On Fri, Jan 17, 2020 at 06:17:30PM +0000, Al Viro wrote:
> On Fri, Jan 17, 2020 at 09:28:55AM -0800, Omar Sandoval wrote:
> > On Fri, Jan 17, 2020 at 04:59:04PM +0000, Al Viro wrote:
> > > On Fri, Jan 17, 2020 at 08:36:16AM -0800, Omar Sandoval wrote:
> > >
> > > > The semantics I implemented in my series were basically "linkat with
> > > > AT_REPLACE replaces the target iff rename would replace the target".
> > > > Therefore, symlinks are replaced, not followed, and mountpoints get
> > > > EXDEV. In my opinion that's both sane and unsurprising.
> > >
> > > Umm... EXDEV in rename() comes when _parents_ are on different mounts.

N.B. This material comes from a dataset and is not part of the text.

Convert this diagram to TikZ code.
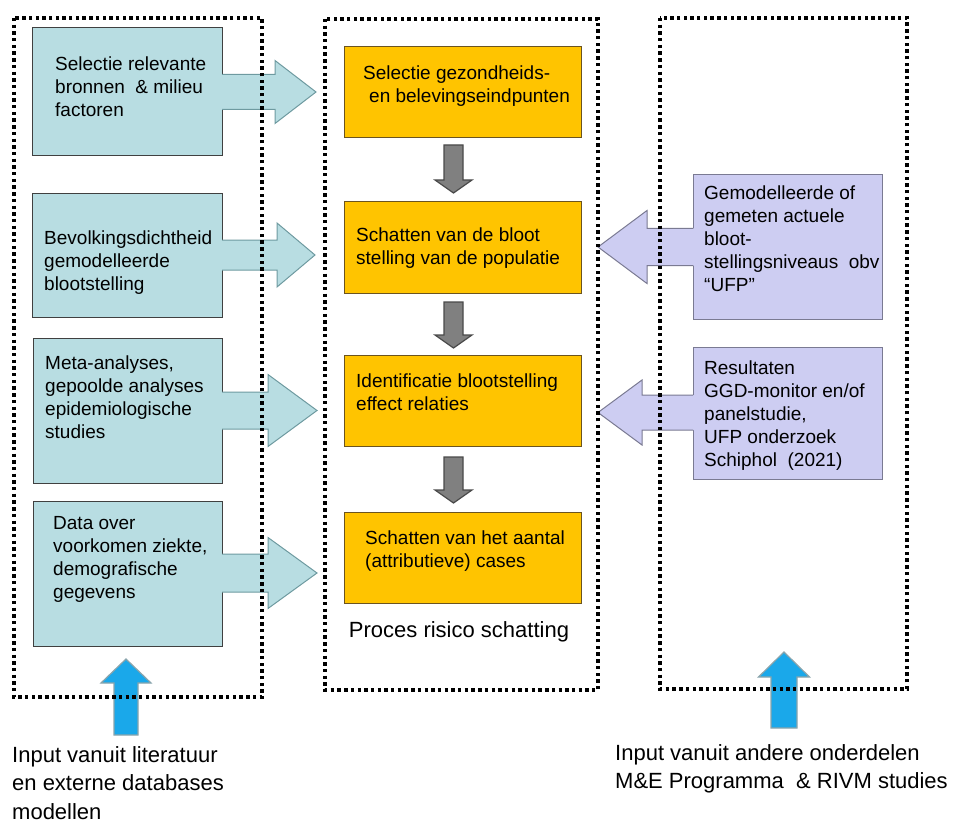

> > > rename() over a mountpoint is EBUSY if it has mounts in caller's
> > > namespace, but it succeeds (and detaches all mounts on the victim
> > > in any namespaces) otherwise.
> > >
> > > When are you returning EXDEV?
> >
> > EXDEV was a thinko, the patch does what rename does:
> >
> >
> > + if (is_local_mountpoint(new_dentry)) {
> > + error = -EBUSY;
> > + goto out;
> > + }
> >
> > ...
> >
> > + if (target) {
> > + dont_mount(new_dentry);
> > + detach_mounts(new_dentry);
> > + }
> >
> > Anyways, my point is that the rename semantics cover 90% of AT_REPLACE.
> > Before I resend the patches, I'll write up the documentation and we can
> > see what other corner cases I missed.
>
> OK... rename() has a major difference from linkat(), though, in not
> following links (or allowing fd + empty path). link() is deeply
> asymmetric in treatment of pathnames - the first argument is
> "pathname describes a filesystem object" and the second - "pathname
> descripes an entry in a directory" (the link to be). rename() is
> not - both arguments are pathnames-as-link-specifiers. And that
> affects what is and what is not allowed there, so that'll need
> a careful look into.
>
> FWIW, currently linkat() semantics can be described simply enough
> * oldfd/oldname specifies an fs object; symlink traversal is
> optional.
> * newfd/newname specifies an entry in some directory. Directory
> must be on the same mount as the object specified by oldname.
> Entry must be a normal component (no empty paths allowed, no . or ..
> either). Trailing slashes are not allowed. There must be no
> entry with that name (which automatically implies that trailing
> symlinks are not to be followed and there can't be anything
> mounted on it).
> * the object specified by oldname must be a non-directory.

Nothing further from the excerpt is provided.